Nothing outside the lines from the one containing "Reproduce this chart with D3.js." through the one containing "0.65, 0.7, 0.75];" should be copied, and no pictures either. Copy those lines exactly.

++++++

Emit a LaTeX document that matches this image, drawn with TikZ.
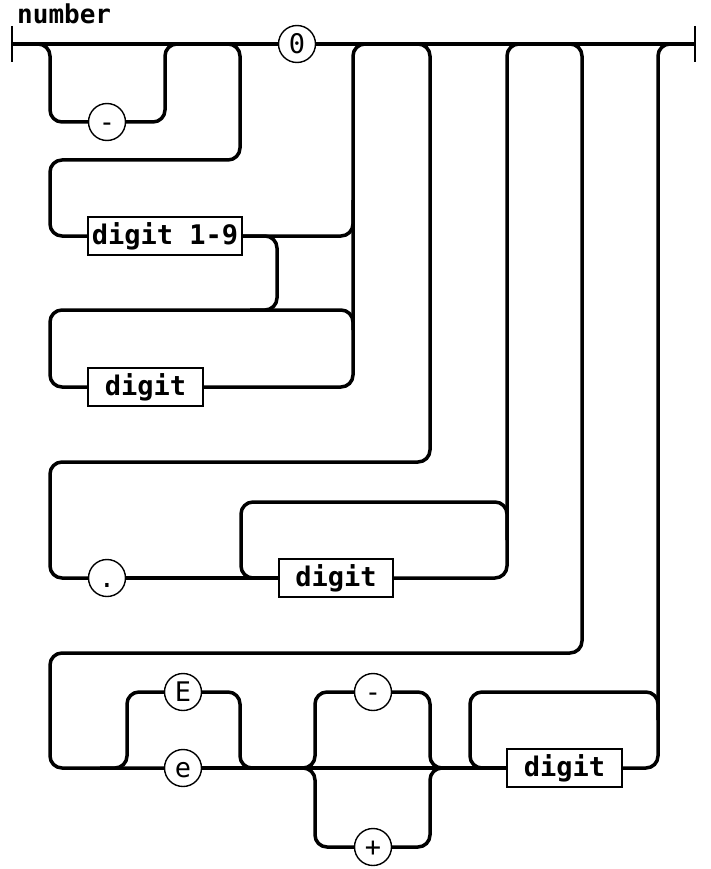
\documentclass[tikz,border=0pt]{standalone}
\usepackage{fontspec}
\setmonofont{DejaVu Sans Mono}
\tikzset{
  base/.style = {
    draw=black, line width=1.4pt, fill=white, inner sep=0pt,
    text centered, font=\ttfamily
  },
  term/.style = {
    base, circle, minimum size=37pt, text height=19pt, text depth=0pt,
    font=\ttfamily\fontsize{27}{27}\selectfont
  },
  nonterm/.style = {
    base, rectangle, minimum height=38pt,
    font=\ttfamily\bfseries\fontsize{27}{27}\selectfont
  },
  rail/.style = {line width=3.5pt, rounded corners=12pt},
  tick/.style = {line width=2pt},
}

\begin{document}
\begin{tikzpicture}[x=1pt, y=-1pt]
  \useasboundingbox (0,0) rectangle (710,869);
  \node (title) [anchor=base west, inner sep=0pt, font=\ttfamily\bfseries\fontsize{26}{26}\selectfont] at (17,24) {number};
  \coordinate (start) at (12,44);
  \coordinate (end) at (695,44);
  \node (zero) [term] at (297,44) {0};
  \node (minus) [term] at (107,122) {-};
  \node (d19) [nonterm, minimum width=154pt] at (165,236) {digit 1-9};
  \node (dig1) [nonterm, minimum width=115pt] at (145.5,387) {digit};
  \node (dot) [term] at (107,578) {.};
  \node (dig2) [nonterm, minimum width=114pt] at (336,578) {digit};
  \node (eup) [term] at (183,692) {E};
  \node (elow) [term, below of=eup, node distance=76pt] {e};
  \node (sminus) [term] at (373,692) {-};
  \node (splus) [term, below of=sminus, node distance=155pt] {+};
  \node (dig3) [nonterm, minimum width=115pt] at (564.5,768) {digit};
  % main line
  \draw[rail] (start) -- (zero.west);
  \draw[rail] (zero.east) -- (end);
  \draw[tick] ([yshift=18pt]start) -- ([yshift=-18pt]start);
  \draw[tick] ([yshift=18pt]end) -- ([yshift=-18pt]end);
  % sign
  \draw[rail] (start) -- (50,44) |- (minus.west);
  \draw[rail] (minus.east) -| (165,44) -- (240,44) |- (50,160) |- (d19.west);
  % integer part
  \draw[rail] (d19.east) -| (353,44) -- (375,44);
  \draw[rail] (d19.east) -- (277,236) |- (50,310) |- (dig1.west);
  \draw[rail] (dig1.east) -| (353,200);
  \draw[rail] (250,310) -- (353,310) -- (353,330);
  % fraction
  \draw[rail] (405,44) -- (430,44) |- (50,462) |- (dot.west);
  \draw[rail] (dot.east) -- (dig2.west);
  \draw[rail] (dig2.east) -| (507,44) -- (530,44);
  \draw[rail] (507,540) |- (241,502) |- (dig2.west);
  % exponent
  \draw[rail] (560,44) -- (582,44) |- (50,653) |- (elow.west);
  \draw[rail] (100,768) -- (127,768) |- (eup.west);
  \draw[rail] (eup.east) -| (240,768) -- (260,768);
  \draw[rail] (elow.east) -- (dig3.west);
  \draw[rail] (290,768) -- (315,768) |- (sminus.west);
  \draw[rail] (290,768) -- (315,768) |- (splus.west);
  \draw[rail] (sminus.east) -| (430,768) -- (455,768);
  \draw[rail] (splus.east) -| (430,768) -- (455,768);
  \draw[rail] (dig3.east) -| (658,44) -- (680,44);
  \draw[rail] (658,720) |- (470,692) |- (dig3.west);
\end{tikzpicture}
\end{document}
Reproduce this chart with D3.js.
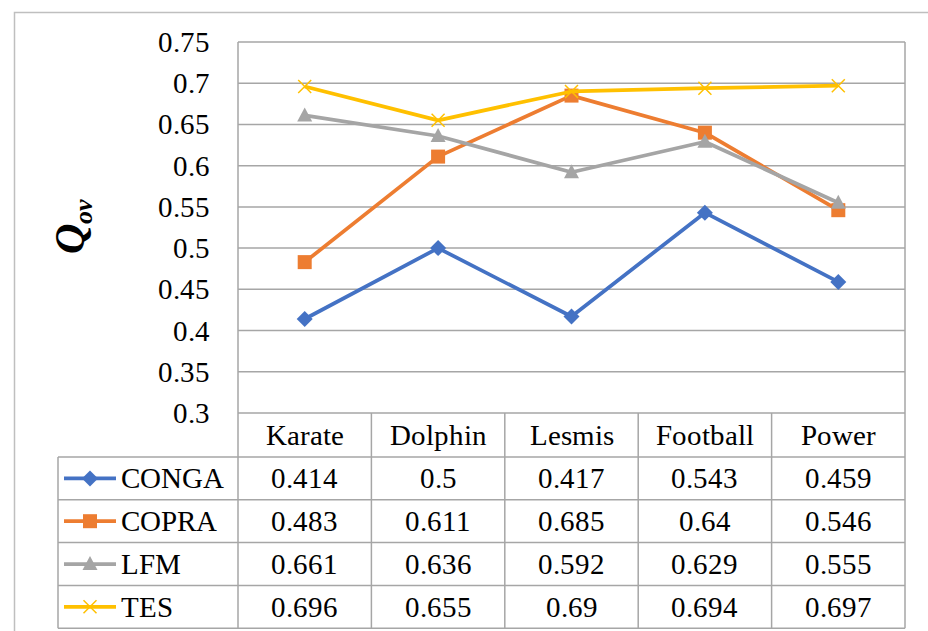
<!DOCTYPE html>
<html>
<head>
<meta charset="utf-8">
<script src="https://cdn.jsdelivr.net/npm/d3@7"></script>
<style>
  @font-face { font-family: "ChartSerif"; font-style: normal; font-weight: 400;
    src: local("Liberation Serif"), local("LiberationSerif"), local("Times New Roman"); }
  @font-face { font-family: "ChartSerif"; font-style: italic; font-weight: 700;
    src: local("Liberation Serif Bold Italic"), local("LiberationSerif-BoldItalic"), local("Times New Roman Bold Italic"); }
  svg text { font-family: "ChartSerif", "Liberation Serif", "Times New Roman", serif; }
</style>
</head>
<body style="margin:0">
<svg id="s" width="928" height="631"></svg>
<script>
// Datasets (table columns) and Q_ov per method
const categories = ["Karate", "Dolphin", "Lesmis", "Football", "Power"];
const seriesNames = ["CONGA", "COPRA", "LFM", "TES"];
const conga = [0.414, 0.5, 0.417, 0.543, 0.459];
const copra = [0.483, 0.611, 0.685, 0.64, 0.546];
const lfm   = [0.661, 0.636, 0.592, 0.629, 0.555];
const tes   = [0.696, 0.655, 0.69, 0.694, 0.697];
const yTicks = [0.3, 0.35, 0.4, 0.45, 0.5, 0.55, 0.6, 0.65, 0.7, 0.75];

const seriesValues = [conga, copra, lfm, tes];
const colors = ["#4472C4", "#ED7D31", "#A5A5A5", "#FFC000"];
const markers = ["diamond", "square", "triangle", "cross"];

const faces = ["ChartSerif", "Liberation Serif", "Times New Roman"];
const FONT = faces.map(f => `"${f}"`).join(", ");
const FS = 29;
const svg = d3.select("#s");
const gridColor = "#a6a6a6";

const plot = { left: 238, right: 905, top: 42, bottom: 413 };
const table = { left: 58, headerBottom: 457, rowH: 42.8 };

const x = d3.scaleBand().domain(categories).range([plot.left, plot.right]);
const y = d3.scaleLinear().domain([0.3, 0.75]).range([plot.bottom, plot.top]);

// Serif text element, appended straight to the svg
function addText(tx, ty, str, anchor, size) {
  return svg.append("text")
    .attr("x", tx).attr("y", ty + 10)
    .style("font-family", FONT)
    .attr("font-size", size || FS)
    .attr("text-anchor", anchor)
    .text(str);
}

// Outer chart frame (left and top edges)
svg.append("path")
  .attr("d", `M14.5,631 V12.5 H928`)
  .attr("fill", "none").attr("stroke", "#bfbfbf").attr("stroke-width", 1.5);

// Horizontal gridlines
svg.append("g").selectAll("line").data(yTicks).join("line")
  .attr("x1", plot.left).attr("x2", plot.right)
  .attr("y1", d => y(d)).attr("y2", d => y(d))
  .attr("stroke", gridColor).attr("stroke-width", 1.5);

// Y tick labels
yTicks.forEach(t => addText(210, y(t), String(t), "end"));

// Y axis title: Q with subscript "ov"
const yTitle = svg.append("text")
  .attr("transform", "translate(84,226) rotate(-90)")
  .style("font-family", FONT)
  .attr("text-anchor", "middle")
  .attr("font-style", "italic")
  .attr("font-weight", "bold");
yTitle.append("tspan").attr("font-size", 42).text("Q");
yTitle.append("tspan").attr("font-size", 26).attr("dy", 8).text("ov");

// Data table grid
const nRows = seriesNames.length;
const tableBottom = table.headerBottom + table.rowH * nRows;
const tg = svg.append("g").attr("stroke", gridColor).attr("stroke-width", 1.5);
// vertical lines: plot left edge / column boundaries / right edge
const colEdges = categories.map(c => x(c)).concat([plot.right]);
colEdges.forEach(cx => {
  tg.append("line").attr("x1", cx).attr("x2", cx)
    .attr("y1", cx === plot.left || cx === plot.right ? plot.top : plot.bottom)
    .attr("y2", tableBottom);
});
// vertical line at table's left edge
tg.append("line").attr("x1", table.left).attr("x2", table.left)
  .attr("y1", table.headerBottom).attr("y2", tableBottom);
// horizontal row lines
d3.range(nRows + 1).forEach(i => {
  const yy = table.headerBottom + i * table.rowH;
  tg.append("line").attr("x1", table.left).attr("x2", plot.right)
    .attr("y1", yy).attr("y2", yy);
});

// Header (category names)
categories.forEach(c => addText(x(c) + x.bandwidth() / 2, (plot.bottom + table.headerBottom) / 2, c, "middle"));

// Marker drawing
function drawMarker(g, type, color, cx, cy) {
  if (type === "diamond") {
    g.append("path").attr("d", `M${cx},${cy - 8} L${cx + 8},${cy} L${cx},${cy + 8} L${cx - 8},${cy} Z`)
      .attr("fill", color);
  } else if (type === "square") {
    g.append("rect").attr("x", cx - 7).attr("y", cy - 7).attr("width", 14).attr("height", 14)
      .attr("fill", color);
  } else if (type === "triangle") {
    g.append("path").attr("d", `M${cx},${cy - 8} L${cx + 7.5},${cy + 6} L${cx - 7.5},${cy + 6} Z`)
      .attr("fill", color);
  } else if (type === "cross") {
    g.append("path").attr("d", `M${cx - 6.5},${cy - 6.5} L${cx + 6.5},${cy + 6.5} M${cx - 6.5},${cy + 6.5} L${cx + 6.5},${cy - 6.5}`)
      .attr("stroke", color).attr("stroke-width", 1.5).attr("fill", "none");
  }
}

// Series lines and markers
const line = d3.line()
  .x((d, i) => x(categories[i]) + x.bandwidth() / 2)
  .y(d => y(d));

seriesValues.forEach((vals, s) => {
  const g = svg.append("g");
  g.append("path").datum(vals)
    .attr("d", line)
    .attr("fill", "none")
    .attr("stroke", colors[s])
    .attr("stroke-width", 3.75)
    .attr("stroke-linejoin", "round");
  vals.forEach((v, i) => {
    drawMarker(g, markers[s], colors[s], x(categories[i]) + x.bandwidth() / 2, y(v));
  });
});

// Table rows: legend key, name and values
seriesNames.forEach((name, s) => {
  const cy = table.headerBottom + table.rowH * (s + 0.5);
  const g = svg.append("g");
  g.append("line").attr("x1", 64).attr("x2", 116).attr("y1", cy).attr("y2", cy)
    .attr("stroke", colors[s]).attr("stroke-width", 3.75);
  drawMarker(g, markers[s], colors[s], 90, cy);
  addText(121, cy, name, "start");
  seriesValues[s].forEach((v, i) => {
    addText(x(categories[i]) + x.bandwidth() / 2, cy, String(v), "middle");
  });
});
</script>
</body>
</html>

++++++

Correct answer =
Reproduce this chart with D3.js.
<!DOCTYPE html>
<html>
<head>
<meta charset="utf-8">
<script src="https://cdn.jsdelivr.net/npm/d3@7"></script>
<style>
  @font-face { font-family: "ChartSerif"; font-style: normal; font-weight: 400;
    src: local("Liberation Serif"), local("LiberationSerif"), local("Times New Roman"); }
  @font-face { font-family: "ChartSerif"; font-style: italic; font-weight: 700;
    src: local("Liberation Serif Bold Italic"), local("LiberationSerif-BoldItalic"), local("Times New Roman Bold Italic"); }
  svg text { font-family: "ChartSerif", "Liberation Serif", "Times New Roman", serif; }
</style>
</head>
<body style="margin:0">
<svg id="s" width="928" height="631"></svg>
<script>
// Datasets (table columns) and Q_ov per method
const categories = ["Karate", "Dolphin", "Lesmis", "Football", "Power"];
const seriesNames = ["CONGA", "COPRA", "LFM", "TES"];
const conga = [0.414, 0.5, 0.417, 0.543, 0.459];
const copra = [0.483, 0.611, 0.685, 0.64, 0.546];
const lfm   = [0.661, 0.636, 0.592, 0.629, 0.555];
const tes   = [0.696, 0.655, 0.69, 0.694, 0.697];
const yTicks = [0.3, 0.35, 0.4, 0.45, 0.5, 0.55, 0.6, 0.65, 0.7, 0.75];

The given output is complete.